As I write, the sad news about Carl Sargeant, the Welsh Assembly Member who has been found dead after his suspension for the Labour Party, has broken in the news. It would be improper and indecent for us to speculate about these events, and we must respect the wishes of his loved ones for privacy at this impossibly difficult time.

The accusations levelled against Mr Sargeant were, as far as we know, unknown to him, a similar situation to the allegations made against Tory MP Charlie Elphicke. Whether any of the #accusations, that the media has taken such gusto in reporting, are true remains to be seen and it is wrong to try to second guess the outcome of what may prove to be legal cases.

We should not stand for our representatives debasing our Parliament. More importantly, we can say though is that now we all have a duty to stand up for the presumption of #innocence for every single person.

Our duty

The great English judge Sir William Blackstone came up with his eponymous formulation that:

”It is better that ten guilty persons escape than that one innocent suffer.”

This phrase has come to form the cornerstone of British liberty, that no man will be presumed to be guilty in the eyes of the law until it is proven beyond reasonable doubt in a court of law. This is what we are renowned for, British justice is the envy of the world. If we have anything to be proud of in our colonial past, it is that we left behind the ideals of liberty and fairness.

We have, therefore, a duty to uphold that which has been passed down to us. Not because we have a macabre desire to make real victims go through their ordeals again and again. I have sat there whilst someone very dear to me was quivering with fear at the prospect of telling a court of strangers about the domestic abuse she had suffered.

I know that struggle. It takes unimaginable bravery to stand up and do such a thing, and anyone who can do so has my utmost admiration. But, it is necessary. No matter how much I sat there wanting to scream at everyone present that it was so obviously true. The Case and every case had to go through the proper process and ensure that justice prevails.


Kipling encapsulated the approach that we need perfectly:

“If you can keep your head when all about you;

Are losing theirs and blaming it on you”

It is not easy, nothing worth doing ever is, and yet, when we see those we send to represent us in Parliament and movie stars accused of all manner of perversions, we must moderate ourselves. Perhaps some of it is true, perhaps not. But justice is not dispensed in the court of public opinion or from the front pages of the newspapers.

We have all seen these allegations, and we have all considered whether it is true or not. We can’t stop ourselves from this natural inquisitiveness, but we must always remember that sufficient evidence is required before we can come to any firm conclusions.

There is an air of the witch hunt about this, the mob has been whipped up and they want to see something done. Sir Michael Fallon won't be missed, whatever Tory apologists say, he was one of the worst Defence Secretaries in our history. Neither, I think, would most of our sub-standard Mps, but they ought to be cast out for their ability (or lack of) not because fifteen years ago they flattered themselves into thinking that a pretty, younger woman would want a red-faced, old lecher putting his grubby hand on her knee. That they felt confident enough in their position of authority to do that is not something I am especially comfortable with, but let us get a sense of proportion for goodness' sake.

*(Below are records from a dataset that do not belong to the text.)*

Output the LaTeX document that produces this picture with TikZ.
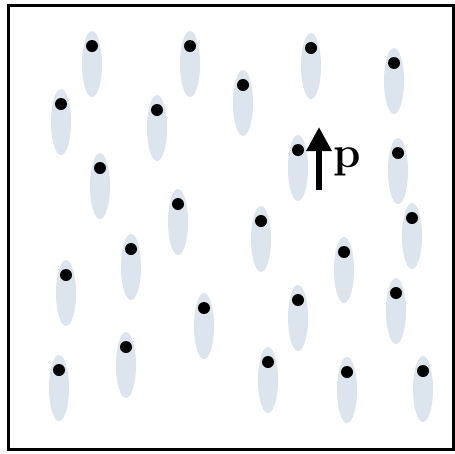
\RequirePackage{fix-cm}
\documentclass[tikz,border=0pt]{standalone}
\usetikzlibrary{arrows.meta}
\definecolor{blob}{HTML}{DCE4EE}
\tikzset{
  blobshape/.style={fill=blob, draw=none},
  dotshape/.style={fill=black, draw=none},
  framebox/.style={draw=black, line width=3pt},
}
\begin{document}
\begin{tikzpicture}[x=1pt,y=-1pt]
\useasboundingbox (0,0) rectangle (455,453);
\draw[framebox] (8.5,5) rectangle (453,449.5);
\foreach \dx/\dy in {92/46,190/46,311/48,394/63,61/104,157/110,243/85,298/150,398/153,100/168,178/204,261/221,412/218,131/249,66/275,344/252,298/300,396/293,204/308,126/347,59/370,268/362,347/372,423/371}{
  \fill[blobshape] (\dx,\dy+18) ellipse [x radius=10, y radius=33];
  \fill[dotshape] (\dx,\dy) circle [radius=6];
}
\coordinate (ptail) at (319,190);
\coordinate (ptip) at (319,127);
\draw[line width=6.5pt, -{Triangle[length=24pt,width=24pt]}] (ptail) -- (ptip);
\node[anchor=base west, inner sep=0pt, font=\fontsize{44}{44}\selectfont\bfseries] (plabel) at (333,167) {p};
\end{tikzpicture}
\end{document}
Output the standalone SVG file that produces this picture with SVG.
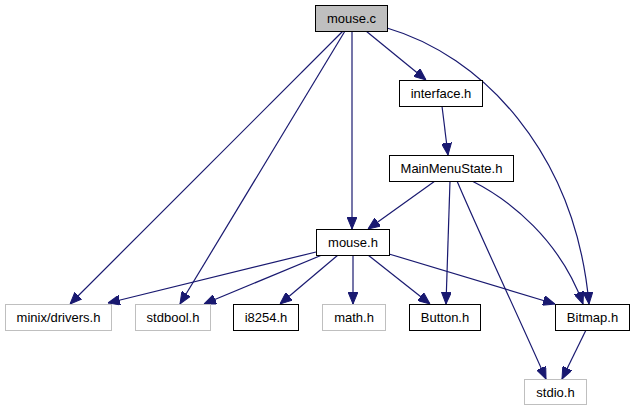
<svg xmlns="http://www.w3.org/2000/svg" width="635" height="411" viewBox="0 0 635 411">
<defs>
<style>
.n rect{fill:#fff;stroke:#000;stroke-width:1}
.g rect{fill:#fff;stroke:#bfbfbf;stroke-width:1}
.root rect{fill:#bfbfbf;stroke:#000;stroke-width:1}
text{font-family:"Liberation Sans",Arial,Helvetica,sans-serif;font-size:13px;fill:#000;text-anchor:middle}
.e path{fill:none;stroke:#191970;stroke-width:1.2;marker-end:url(#ah)}
</style>
<marker id="ah" markerUnits="userSpaceOnUse" markerWidth="12" markerHeight="10" refX="12" refY="5" orient="auto">
<path d="M0,0 L12,5 L0,10 z" fill="#191970" stroke="#191970" stroke-width="1"/>
</marker>
</defs>
<rect width="635" height="411" fill="#fff"/>
<g id="edges" class="e">
<path d="M366,31 L426,80"/>
<path d="M352,31 L352,229"/>
<path d="M343,31 L70,304"/>
<path d="M345,31 L180,304"/>
<path d="M387,28 C480,55 575,150 589,304"/>
<path d="M442,106 L448,155"/>
<path d="M435,181 L368,229"/>
<path d="M450,181 L446,304"/>
<path d="M457,181 C480,235 520,320 546,379"/>
<path d="M472,181 C510,200 560,240 583,304"/>
<path d="M316,252 L108,303"/>
<path d="M322,255 L204,304"/>
<path d="M338,255 L280,304"/>
<path d="M353,255 L353,304"/>
<path d="M368,255 L430,304"/>
<path d="M389,254 L555,304"/>
<path d="M586,330 L562,379"/>
</g>
<g id="mouse_c" class="root"><rect x="315.5" y="5.5" width="72" height="26"/><text x="351.5" y="23">mouse.c</text></g>
<g id="interface_h" class="n"><rect x="399.5" y="80.5" width="83" height="26"/><text x="441" y="98">interface.h</text></g>
<g id="MainMenuState_h" class="n"><rect x="389.5" y="155.5" width="124" height="26"/><text x="451.5" y="173">MainMenuState.h</text></g>
<g id="mouse_h" class="n"><rect x="316.5" y="229.5" width="73" height="26"/><text x="353" y="247">mouse.h</text></g>
<g id="minix_drivers_h" class="g"><rect x="5.5" y="304.5" width="106" height="26"/><text x="58.5" y="322">minix/drivers.h</text></g>
<g id="stdbool_h" class="g"><rect x="135.5" y="304.5" width="75" height="26"/><text x="173" y="322">stdbool.h</text></g>
<g id="i8254_h" class="n"><rect x="233.5" y="304.5" width="65" height="26"/><text x="266" y="322">i8254.h</text></g>
<g id="math_h" class="g"><rect x="322.5" y="304.5" width="63" height="26"/><text x="354" y="322">math.h</text></g>
<g id="Button_h" class="n"><rect x="409.5" y="304.5" width="71" height="26"/><text x="445" y="322">Button.h</text></g>
<g id="Bitmap_h" class="n"><rect x="555.5" y="304.5" width="74" height="26"/><text x="592.5" y="322">Bitmap.h</text></g>
<g id="stdio_h" class="g"><rect x="524.5" y="379.5" width="62" height="25"/><text x="555.5" y="396.5">stdio.h</text></g>
</svg>
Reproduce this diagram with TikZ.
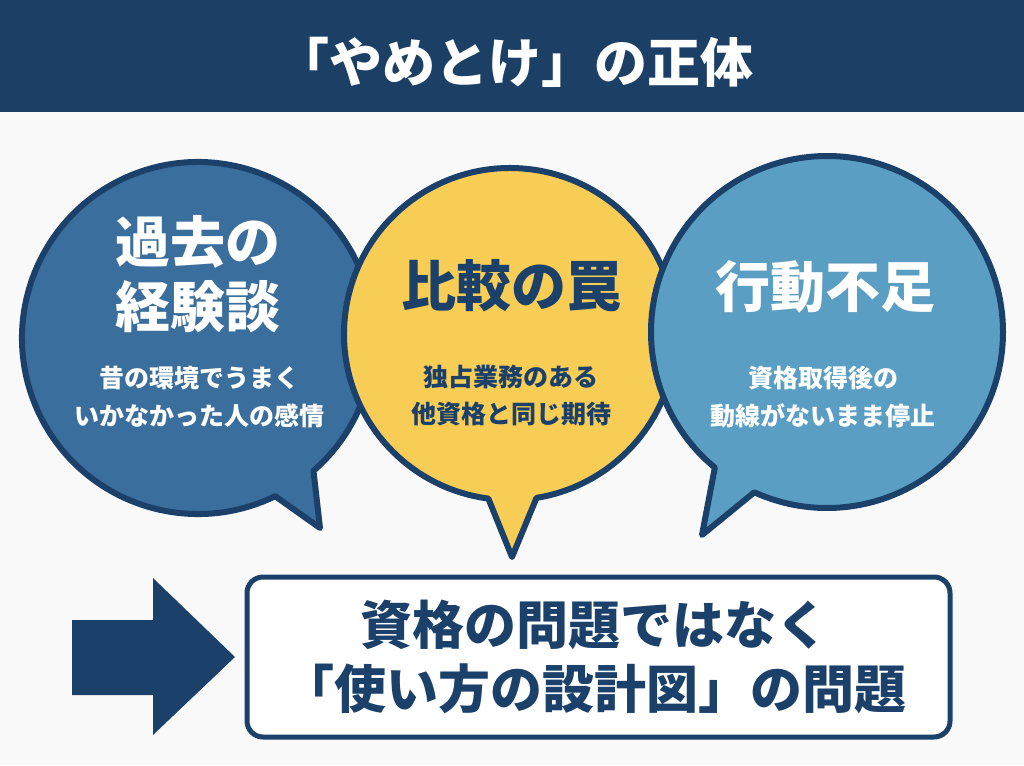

No doubt, some will call it “victim blaming” and see it as an attempt to protect sex pests, but it is nothing of the sort. I am glad that we might now start to question the sexual revolution (Sorry, but I can not stand the ludicrous “Sir” Mick Jagger). I think that the cheapening of sex becoming a distant, sordid memory is something to look forward to. I will be glad to see those, who have been proven in a court to have broken the law, punished. Here's to some more prudishness and reminding our representatives that we expect them to conduct themselves in a manner befitting the Palace of Westminster.

However, we must always remember to cherish the presumption of innocence. Allowing it to die with good intentions, the source of many problems, will not protect our liberty and deliver justice. One day, it might be you who is at the receiving end of such an accusation, and then you’ll be glad of these old liberties.